__DO THIS__:
Repeat the lines below exactly as they appear, but leave out the images.

::::::

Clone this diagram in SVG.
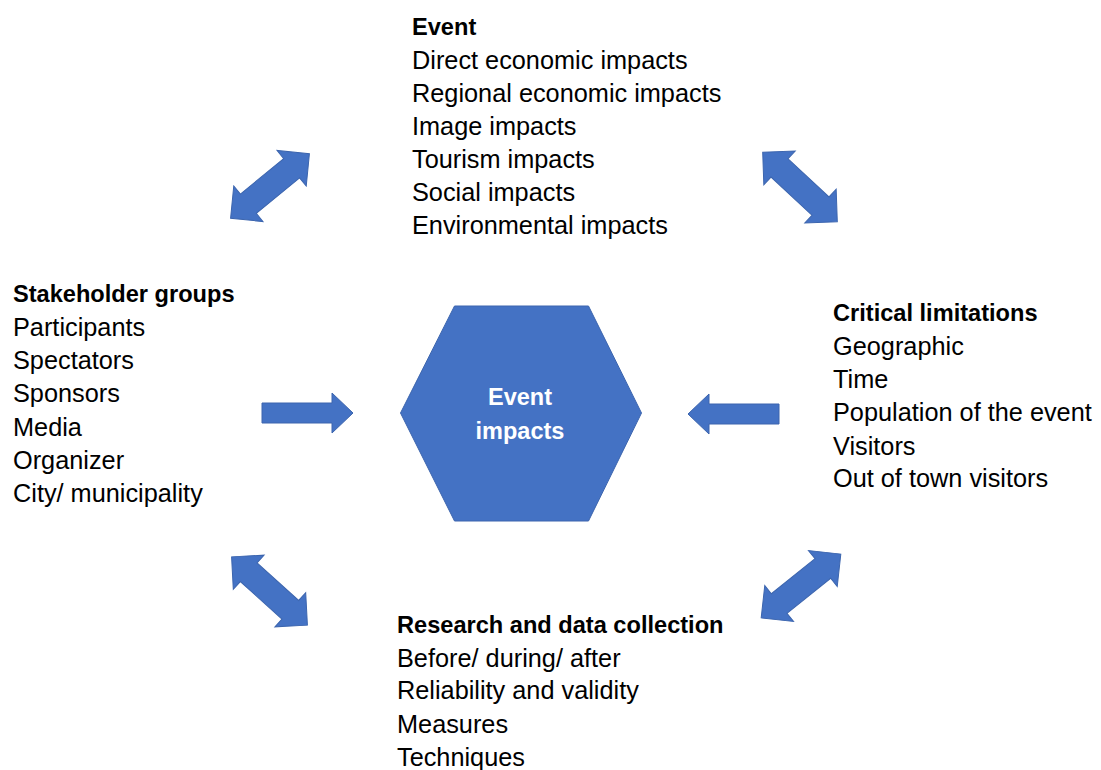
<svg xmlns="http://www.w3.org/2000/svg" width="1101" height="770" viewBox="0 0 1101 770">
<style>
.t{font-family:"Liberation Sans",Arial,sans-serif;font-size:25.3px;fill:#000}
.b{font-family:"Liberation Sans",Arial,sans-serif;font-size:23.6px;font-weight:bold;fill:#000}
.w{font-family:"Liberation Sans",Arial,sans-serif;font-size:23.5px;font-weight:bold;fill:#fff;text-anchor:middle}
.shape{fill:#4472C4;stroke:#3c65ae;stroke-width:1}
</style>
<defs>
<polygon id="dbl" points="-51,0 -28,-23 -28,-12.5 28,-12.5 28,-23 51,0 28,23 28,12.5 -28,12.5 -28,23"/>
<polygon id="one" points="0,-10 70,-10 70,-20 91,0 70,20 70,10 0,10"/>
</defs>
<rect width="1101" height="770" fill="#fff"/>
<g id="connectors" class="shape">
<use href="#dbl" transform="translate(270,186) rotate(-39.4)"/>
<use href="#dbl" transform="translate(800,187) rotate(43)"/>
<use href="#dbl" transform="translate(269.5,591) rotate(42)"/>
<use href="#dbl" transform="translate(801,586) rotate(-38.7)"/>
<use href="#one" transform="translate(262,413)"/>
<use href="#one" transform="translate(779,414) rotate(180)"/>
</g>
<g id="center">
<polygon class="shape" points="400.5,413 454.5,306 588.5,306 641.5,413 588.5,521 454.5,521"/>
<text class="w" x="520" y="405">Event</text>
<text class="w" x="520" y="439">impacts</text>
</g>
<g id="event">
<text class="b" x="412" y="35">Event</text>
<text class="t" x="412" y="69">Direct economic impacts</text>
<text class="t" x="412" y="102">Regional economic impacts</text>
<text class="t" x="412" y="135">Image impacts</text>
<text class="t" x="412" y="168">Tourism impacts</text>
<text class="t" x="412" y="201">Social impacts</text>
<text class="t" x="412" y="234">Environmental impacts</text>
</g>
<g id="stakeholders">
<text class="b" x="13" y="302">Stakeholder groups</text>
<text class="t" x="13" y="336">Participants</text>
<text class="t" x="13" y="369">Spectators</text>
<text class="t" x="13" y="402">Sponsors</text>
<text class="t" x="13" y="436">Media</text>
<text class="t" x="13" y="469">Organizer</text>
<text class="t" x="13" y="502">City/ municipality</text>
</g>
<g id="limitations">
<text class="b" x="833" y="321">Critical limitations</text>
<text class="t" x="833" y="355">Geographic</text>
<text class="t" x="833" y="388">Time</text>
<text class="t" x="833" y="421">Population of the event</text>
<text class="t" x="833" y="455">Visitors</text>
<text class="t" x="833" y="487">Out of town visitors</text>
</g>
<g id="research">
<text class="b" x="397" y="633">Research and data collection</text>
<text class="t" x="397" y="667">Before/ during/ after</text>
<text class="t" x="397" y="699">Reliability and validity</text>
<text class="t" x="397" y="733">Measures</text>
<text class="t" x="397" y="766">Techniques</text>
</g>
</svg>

::::::

__ANSWER FOR THE TASK__:
Clone this diagram in SVG.
<svg xmlns="http://www.w3.org/2000/svg" width="1101" height="770" viewBox="0 0 1101 770">
<style>
.t{font-family:"Liberation Sans",Arial,sans-serif;font-size:25.3px;fill:#000}
.b{font-family:"Liberation Sans",Arial,sans-serif;font-size:23.6px;font-weight:bold;fill:#000}
.w{font-family:"Liberation Sans",Arial,sans-serif;font-size:23.5px;font-weight:bold;fill:#fff;text-anchor:middle}
.shape{fill:#4472C4;stroke:#3c65ae;stroke-width:1}
</style>
<defs>
<polygon id="dbl" points="-51,0 -28,-23 -28,-12.5 28,-12.5 28,-23 51,0 28,23 28,12.5 -28,12.5 -28,23"/>
<polygon id="one" points="0,-10 70,-10 70,-20 91,0 70,20 70,10 0,10"/>
</defs>
<rect width="1101" height="770" fill="#fff"/>
<g id="connectors" class="shape">
<use href="#dbl" transform="translate(270,186) rotate(-39.4)"/>
<use href="#dbl" transform="translate(800,187) rotate(43)"/>
<use href="#dbl" transform="translate(269.5,591) rotate(42)"/>
<use href="#dbl" transform="translate(801,586) rotate(-38.7)"/>
<use href="#one" transform="translate(262,413)"/>
<use href="#one" transform="translate(779,414) rotate(180)"/>
</g>
<g id="center">
<polygon class="shape" points="400.5,413 454.5,306 588.5,306 641.5,413 588.5,521 454.5,521"/>
<text class="w" x="520" y="405">Event</text>
<text class="w" x="520" y="439">impacts</text>
</g>
<g id="event">
<text class="b" x="412" y="35">Event</text>
<text class="t" x="412" y="69">Direct economic impacts</text>
<text class="t" x="412" y="102">Regional economic impacts</text>
<text class="t" x="412" y="135">Image impacts</text>
<text class="t" x="412" y="168">Tourism impacts</text>
<text class="t" x="412" y="201">Social impacts</text>
<text class="t" x="412" y="234">Environmental impacts</text>
</g>
<g id="stakeholders">
<text class="b" x="13" y="302">Stakeholder groups</text>
<text class="t" x="13" y="336">Participants</text>
<text class="t" x="13" y="369">Spectators</text>
<text class="t" x="13" y="402">Sponsors</text>
<text class="t" x="13" y="436">Media</text>
<text class="t" x="13" y="469">Organizer</text>
<text class="t" x="13" y="502">City/ municipality</text>
</g>
<g id="limitations">
<text class="b" x="833" y="321">Critical limitations</text>
<text class="t" x="833" y="355">Geographic</text>
<text class="t" x="833" y="388">Time</text>
<text class="t" x="833" y="421">Population of the event</text>
<text class="t" x="833" y="455">Visitors</text>
<text class="t" x="833" y="487">Out of town visitors</text>
</g>
<g id="research">
<text class="b" x="397" y="633">Research and data collection</text>
<text class="t" x="397" y="667">Before/ during/ after</text>
<text class="t" x="397" y="699">Reliability and validity</text>
<text class="t" x="397" y="733">Measures</text>
<text class="t" x="397" y="766">Techniques</text>
</g>
</svg>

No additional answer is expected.